Author Margot Mifflin is an expert in the tattooed female body. She learned of the Oatman story after a student, listening to a lecture about the female tattooed body, told her about Oatman’s facial tattoo. Armed with that information, and little else, Mifflin began researching Oatman’s story.
One of the problems with the Eastern intelligentsia who write about the American west is that oftentimes they have absolutely no understanding of the subject. Mifflin is case in point. In her introduction, she shows her ignorance by writing the following:
Oatman’s story reflects the crossed boundaries and trampled frontiers that marked this transaction. She survived the botched pursuit of the American Dream, arrived at a geographical and utopian terminus – California – where, as Joan Didion famously put it, “we have run out of continent,”….Her blue tattoo became a poignant, permanent, ethnic marker, invoking both the cultural imprint of her Mohave past and the lingering scars of westward expansion.

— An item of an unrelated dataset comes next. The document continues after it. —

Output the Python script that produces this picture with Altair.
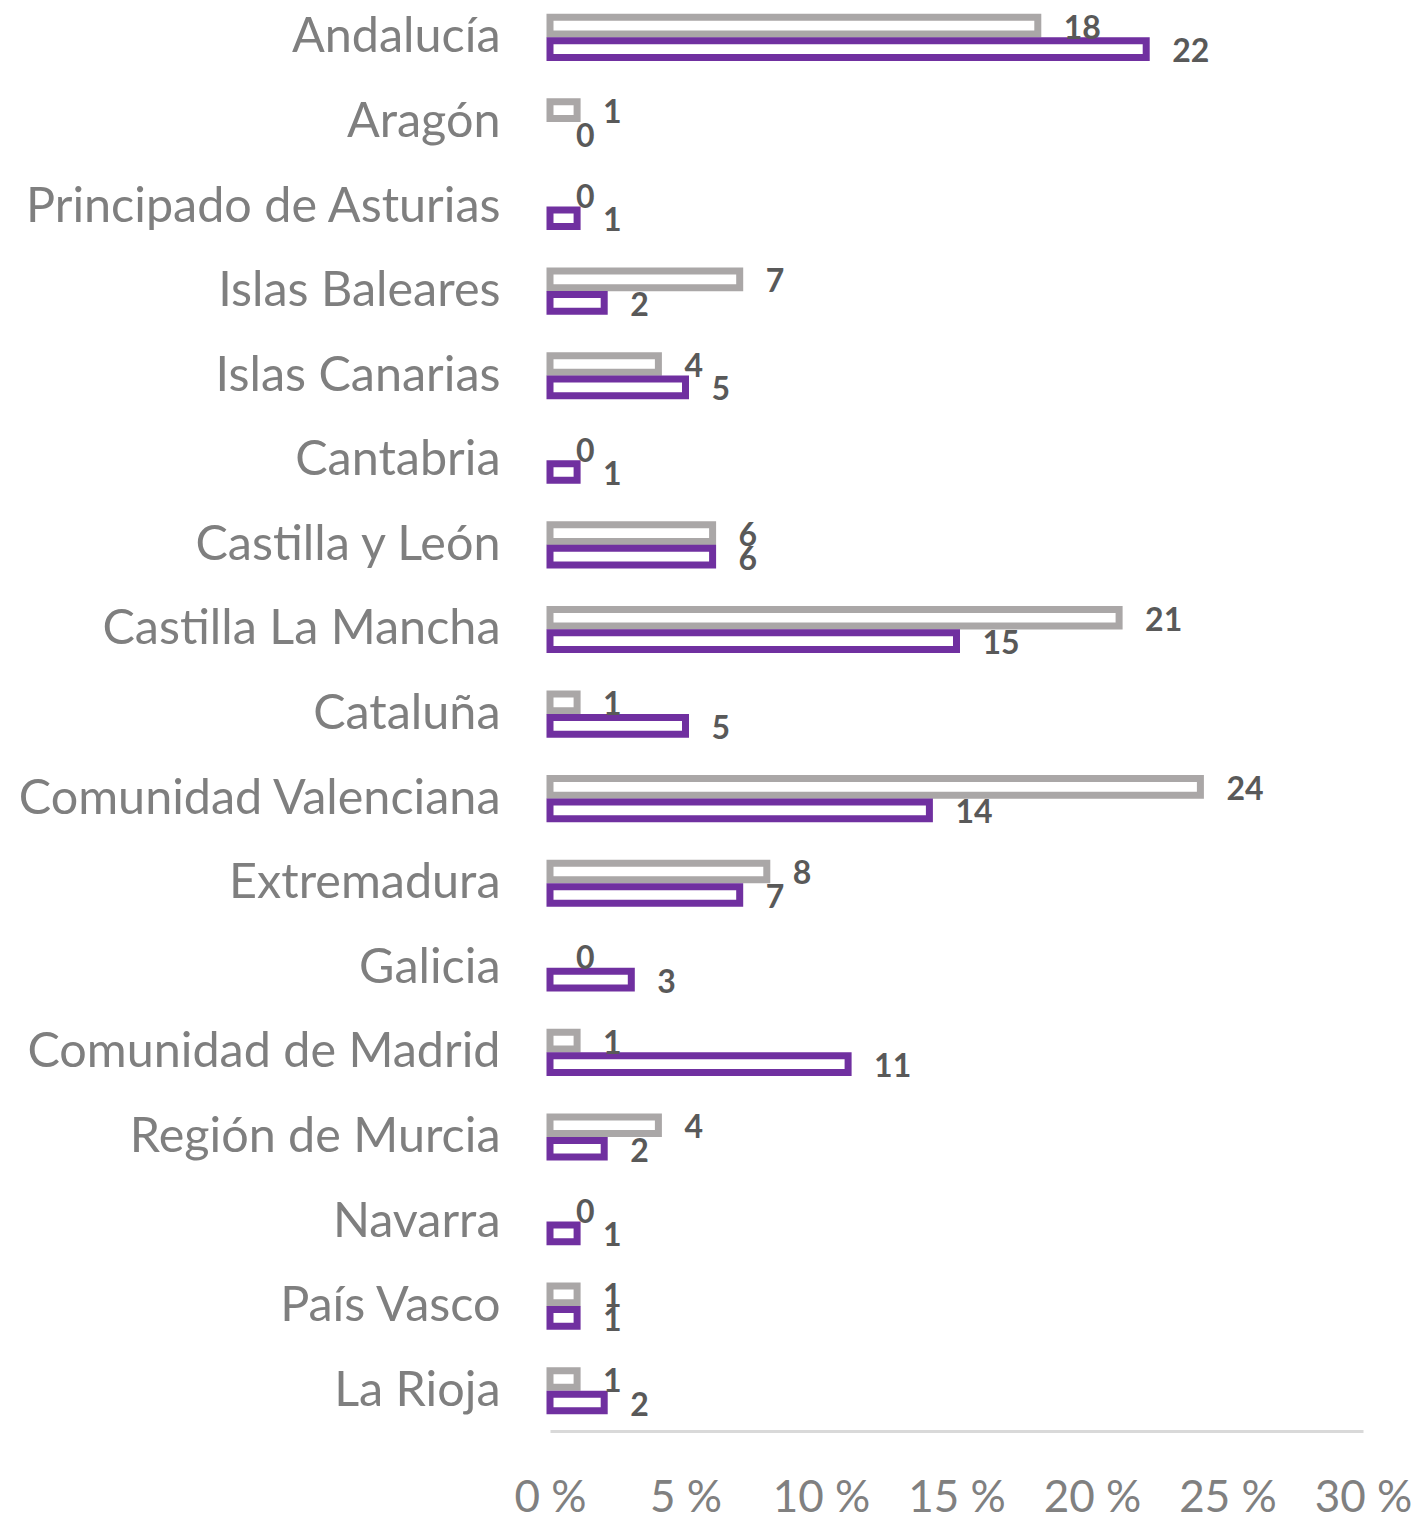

She concludes the book with the following: “…Oatman is a poster girl for our inherently split and perpetually multiplying national identity….She is a white woman of color, a foreigner in her own country, a beautiful freak whose blue tattoo denotes the shaky fault lines between civilization and savagery…”
Mifflin makes the mistake that many writers before and many after will do. She is so self-involved with her own little world that, in taking a step outside of it, she cannot comprehend her subject. That is the real problem here. Mifflin is no historian. While using some of the older sources about the west, and making some of the “usual” archival rounds in the southwest, she draws on sources that are not what a western historian would use. Relying on ethnographers is nice, but if someone is writing about Arizona, one of the first sources should be Marshall Trimble, the “official” Arizona State Historian.

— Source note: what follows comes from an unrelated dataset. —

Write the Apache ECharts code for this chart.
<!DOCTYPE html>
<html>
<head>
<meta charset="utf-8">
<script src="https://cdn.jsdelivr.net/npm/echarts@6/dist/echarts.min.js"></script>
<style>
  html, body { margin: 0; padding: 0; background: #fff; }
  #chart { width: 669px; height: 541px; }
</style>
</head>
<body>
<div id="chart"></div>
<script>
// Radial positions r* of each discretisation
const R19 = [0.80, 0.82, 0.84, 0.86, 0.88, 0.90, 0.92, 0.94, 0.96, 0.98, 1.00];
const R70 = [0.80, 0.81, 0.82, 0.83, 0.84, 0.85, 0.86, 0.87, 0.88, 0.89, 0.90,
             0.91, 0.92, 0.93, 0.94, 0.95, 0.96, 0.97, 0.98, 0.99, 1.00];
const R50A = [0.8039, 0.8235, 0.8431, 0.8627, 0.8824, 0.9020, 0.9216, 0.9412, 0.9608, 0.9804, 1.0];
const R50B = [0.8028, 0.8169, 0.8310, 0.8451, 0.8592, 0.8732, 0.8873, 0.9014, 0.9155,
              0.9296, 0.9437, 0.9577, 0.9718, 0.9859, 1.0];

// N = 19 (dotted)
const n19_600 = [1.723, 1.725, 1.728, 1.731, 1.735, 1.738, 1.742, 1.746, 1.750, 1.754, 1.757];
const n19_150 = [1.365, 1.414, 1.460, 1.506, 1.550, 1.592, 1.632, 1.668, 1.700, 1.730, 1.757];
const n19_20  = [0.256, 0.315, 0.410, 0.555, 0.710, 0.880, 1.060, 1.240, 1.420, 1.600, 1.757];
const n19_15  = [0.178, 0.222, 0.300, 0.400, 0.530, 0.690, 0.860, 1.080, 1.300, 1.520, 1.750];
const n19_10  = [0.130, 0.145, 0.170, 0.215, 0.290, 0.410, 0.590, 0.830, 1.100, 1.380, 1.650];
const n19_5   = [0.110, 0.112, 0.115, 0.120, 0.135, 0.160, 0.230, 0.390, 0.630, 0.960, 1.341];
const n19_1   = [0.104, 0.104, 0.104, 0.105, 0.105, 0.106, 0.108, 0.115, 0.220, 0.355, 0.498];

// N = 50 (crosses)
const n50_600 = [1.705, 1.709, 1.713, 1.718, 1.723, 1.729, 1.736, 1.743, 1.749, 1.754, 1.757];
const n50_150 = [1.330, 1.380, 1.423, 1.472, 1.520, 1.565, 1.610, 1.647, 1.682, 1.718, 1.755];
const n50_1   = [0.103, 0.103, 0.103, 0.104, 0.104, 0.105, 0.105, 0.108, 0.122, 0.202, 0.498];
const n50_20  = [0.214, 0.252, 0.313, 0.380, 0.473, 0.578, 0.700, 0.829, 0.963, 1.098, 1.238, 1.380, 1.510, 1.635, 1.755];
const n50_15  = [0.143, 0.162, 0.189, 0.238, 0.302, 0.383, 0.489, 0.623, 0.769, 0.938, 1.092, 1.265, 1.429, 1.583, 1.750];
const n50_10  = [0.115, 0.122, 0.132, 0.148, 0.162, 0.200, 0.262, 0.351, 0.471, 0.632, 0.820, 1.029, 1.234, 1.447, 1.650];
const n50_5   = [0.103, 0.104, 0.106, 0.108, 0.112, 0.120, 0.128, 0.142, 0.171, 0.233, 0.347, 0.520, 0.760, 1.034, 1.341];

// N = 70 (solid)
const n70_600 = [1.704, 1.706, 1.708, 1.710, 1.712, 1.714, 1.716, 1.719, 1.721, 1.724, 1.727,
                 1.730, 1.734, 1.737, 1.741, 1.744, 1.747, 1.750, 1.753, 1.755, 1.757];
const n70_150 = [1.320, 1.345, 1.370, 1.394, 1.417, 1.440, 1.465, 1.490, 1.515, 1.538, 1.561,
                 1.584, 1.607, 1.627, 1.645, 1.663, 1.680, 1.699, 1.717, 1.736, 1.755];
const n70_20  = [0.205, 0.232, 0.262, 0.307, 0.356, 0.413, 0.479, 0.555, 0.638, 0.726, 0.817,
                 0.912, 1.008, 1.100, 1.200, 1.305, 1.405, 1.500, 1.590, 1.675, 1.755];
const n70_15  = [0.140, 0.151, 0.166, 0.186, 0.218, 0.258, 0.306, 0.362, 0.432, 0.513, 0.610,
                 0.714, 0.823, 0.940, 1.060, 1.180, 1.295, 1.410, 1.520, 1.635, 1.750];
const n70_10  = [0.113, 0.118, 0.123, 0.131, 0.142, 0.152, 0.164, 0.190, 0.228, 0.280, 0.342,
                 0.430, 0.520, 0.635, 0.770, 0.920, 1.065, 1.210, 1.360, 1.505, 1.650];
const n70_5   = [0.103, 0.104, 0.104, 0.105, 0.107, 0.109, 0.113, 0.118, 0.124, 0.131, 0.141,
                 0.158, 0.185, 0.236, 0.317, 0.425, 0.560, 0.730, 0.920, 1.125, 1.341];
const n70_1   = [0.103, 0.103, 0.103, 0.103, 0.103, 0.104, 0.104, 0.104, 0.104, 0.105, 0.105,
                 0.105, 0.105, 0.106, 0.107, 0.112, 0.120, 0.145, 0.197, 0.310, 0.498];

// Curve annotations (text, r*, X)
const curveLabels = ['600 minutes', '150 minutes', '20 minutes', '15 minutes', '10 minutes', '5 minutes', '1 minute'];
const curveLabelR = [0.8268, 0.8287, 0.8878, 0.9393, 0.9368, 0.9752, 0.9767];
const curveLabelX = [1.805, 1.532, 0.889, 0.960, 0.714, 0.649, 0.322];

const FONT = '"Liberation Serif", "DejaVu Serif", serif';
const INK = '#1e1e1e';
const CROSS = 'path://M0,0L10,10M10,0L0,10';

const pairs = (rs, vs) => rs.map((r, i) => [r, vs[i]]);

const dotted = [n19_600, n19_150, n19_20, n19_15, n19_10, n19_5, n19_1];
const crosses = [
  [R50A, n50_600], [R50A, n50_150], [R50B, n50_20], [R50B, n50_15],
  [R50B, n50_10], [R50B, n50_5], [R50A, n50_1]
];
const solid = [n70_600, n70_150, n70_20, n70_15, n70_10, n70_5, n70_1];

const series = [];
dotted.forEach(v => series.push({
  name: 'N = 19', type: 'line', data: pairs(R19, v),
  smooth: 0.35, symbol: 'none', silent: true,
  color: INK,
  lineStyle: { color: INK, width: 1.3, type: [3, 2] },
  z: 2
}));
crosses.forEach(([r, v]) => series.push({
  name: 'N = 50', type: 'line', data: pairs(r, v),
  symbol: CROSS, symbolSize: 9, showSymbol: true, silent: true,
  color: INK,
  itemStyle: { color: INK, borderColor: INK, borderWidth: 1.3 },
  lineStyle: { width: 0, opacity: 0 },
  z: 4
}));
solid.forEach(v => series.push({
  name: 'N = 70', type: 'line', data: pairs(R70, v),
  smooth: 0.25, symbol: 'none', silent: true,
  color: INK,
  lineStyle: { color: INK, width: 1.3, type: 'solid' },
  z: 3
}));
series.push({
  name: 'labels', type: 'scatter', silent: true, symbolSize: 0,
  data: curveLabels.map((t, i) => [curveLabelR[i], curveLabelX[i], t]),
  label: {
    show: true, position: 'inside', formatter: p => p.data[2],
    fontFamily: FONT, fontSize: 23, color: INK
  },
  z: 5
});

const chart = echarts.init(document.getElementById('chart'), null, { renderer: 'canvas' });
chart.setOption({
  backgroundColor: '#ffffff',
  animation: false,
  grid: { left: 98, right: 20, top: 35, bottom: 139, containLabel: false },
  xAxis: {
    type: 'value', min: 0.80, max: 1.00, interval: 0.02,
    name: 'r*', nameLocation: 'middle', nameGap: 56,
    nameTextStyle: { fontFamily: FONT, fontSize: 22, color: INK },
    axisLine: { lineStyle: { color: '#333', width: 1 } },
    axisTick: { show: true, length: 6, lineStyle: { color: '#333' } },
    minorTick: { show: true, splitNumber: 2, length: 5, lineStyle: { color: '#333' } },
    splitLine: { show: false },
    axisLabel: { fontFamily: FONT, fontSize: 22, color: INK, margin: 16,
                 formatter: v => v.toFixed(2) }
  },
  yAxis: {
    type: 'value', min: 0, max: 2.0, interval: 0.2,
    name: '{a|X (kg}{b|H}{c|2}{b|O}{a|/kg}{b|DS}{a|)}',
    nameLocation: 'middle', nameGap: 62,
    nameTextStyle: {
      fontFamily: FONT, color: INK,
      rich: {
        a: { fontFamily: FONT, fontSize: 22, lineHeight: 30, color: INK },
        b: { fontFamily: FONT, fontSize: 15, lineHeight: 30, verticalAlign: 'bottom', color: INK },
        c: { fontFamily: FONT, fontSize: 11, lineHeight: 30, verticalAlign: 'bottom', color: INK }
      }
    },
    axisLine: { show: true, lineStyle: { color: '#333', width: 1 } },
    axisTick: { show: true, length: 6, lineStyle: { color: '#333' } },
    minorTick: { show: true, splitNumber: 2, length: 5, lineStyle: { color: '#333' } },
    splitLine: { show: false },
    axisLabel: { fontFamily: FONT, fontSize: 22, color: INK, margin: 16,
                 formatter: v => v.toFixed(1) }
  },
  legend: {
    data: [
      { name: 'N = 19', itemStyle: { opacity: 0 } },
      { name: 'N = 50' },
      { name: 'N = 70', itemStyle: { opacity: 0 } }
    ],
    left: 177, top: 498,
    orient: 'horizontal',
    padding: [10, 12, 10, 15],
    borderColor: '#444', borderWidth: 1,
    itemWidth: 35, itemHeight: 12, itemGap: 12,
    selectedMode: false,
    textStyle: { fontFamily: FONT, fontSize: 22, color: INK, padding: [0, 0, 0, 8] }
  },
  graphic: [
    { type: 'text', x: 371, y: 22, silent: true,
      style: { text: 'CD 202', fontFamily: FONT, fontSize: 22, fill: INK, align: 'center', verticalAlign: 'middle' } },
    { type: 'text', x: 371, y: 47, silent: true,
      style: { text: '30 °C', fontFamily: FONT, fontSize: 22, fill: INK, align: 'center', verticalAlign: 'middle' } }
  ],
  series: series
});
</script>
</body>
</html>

Historians, writers, and researchers like Trimble, who actually ‘knows his stuff,’ are nowhere to be found. Mifflin relies on rather modern sources and resources for her sociological interpretations of the role of women in the Wild West. She uses the latest information about women and tattoos. The real problem, though, is her sourcing for the “Wild West” is woefully out of date.

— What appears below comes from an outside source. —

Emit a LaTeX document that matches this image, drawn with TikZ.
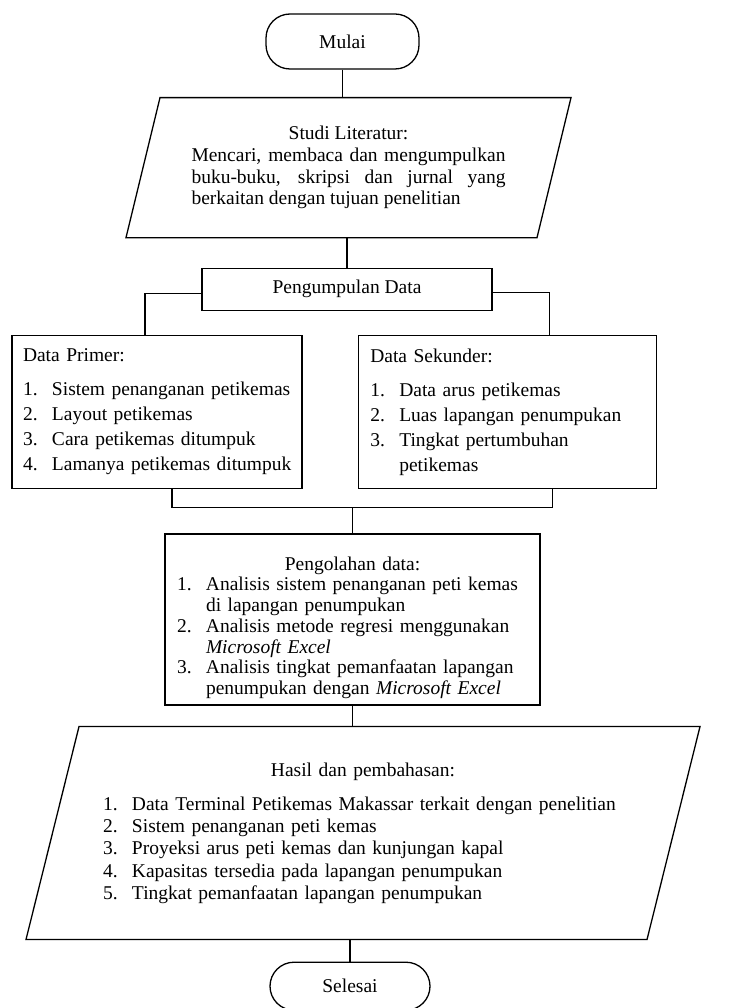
\documentclass[tikz,border=0pt]{standalone}
\usepackage{fontspec}
\setmainfont{Liberation Serif}
\usetikzlibrary{positioning}

\newcommand{\butir}[2]{\mbox{\makebox[29pt][l]{#1.}#2}}
\newcommand{\lanjut}[1]{\mbox{\hspace*{29pt}#1}}

\begin{document}
\begin{tikzpicture}[line width=1.3pt, font=\fontsize{19.5}{21.7}\selectfont]
        \tikzstyle{every node}=[inner ysep=2pt]
        \tikzstyle{terminal}=[draw, rectangle, rounded corners=24pt]
        \tikzstyle{kotak}=[draw, rectangle, align=left, font=\fontsize{19.5}{25}\selectfont]
        \tikzstyle{miring}=[rectangle, outer sep=0pt, align=left]
        \useasboundingbox (0pt,0pt) rectangle (748pt,-1008pt);
        \node[terminal, minimum width=153pt, minimum height=55pt] (mulai) at (342.5pt,-41.5pt) {Mulai};
        \node[miring, text width=314pt, inner xsep=48.5pt, minimum height=140pt, align=justify,
              execute at begin node={\hyphenpenalty=10000 \tolerance=10000 }]
              (studi) [below=28pt of mulai, xshift=6pt]
              {\makebox[\linewidth]{Studi Literatur:}\\ Mencari, membaca dan mengumpulkan buku-buku, skripsi dan jurnal yang berkaitan dengan tujuan penelitian};
        \node[draw, minimum width=290pt, minimum height=42pt] (peng) [below=30pt of studi, xshift=-1.5pt] {Pengumpulan Data};
        \node[kotak, text width=268pt, inner xsep=11pt, minimum height=153pt] (primer) [below=24pt of peng, xshift=-190pt]
              {Data Primer:\\[9pt]
               \butir{1}{Sistem penanganan petikemas}\\
               \butir{2}{Layout petikemas}\\
               \butir{3}{Cara petikemas ditumpuk}\\
               \butir{4}{Lamanya petikemas ditumpuk}};
        \node[kotak, text width=274pt, inner xsep=12pt, minimum height=153pt] (sekunder) [right=55pt of primer]
              {Data Sekunder:\\[9pt]
               \butir{1}{Data arus petikemas}\\
               \butir{2}{Luas lapangan penumpukan}\\
               \butir{3}{Tingkat pertumbuhan}\\
               \lanjut{petikemas}};
        \node[kotak, text width=351pt, inner xsep=12pt, minimum height=171pt, font=\fontsize{19.5}{20.7}\selectfont]
              (olah) [below=44pt of primer, xshift=195.5pt]
              {\rule{0pt}{30pt}\makebox[\linewidth]{Pengolahan data:}\\
               \butir{1}{Analisis sistem penanganan peti kemas}\\
               \lanjut{di lapangan penumpukan}\\
               \butir{2}{Analisis metode regresi menggunakan}\\
               \lanjut{\emph{Microsoft Excel}}\\
               \butir{3}{Analisis tingkat pemanfaatan lapangan}\\
               \lanjut{penumpukan dengan \emph{Microsoft Excel}}};
        \node[miring, text width=520pt, inner xsep=50.5pt, minimum height=213pt, font=\fontsize{19.5}{22.3}\selectfont]
              (hasil) [below=21pt of olah, xshift=10.5pt]
              {\makebox[\linewidth]{Hasil dan pembahasan:}\\[11.7pt]
               \butir{1}{Data Terminal Petikemas Makassar terkait dengan penelitian}\\
               \butir{2}{Sistem penanganan peti kemas}\\
               \butir{3}{Proyeksi arus peti kemas dan kunjungan kapal}\\
               \butir{4}{Kapasitas tersedia pada lapangan penumpukan}\\
               \butir{5}{Tingkat pemanfaatan lapangan penumpukan}};
        \node[terminal, minimum width=160pt, minimum height=48pt] (selesai) [below=22pt of hasil, xshift=-13pt] {Selesai};
        \draw ([xshift=17pt]studi.north west) -- ([xshift=17pt]studi.north east)
              -- ([xshift=-17pt]studi.south east) -- ([xshift=-17pt]studi.south west) -- cycle;
        \draw ([xshift=26.5pt]hasil.north west) -- ([xshift=26.5pt]hasil.north east)
              -- ([xshift=-26.5pt]hasil.south east) -- ([xshift=-26.5pt]hasil.south west) -- cycle;
        \path (olah.north |- primer.south) ++(0pt,-18pt) coordinate (gabung);
        \draw (mulai) -- (mulai |- studi.north);
        \draw (peng) -- (peng |- studi.south);
        \draw ([yshift=-4pt]peng.west) -| ([xshift=-12pt]primer.north);
        \draw ([yshift=-3pt]peng.east) -| ([xshift=42pt]sekunder.north);
        \draw ([xshift=15pt]primer.south) |- (gabung) -| ([xshift=45pt]sekunder.south);
        \draw (gabung) -- (olah);
        \draw (olah) -- (olah |- hasil.north);
        \draw (selesai) -- (selesai |- hasil.south);
      \end{tikzpicture}
\end{document}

Oatman was a fascinating woman. After her arrival at Fort Yuma, she began relearning English. She thirsted for knowledge, eventually even going to a “seminary” that would be much the same as a junior college today. She read books. She wrote poetry. She learned how to speak in public, and quickly mastered the fine art of the newspaper interview. She reveled in the fact that she was a celebrity and made the most of it the rest of her life.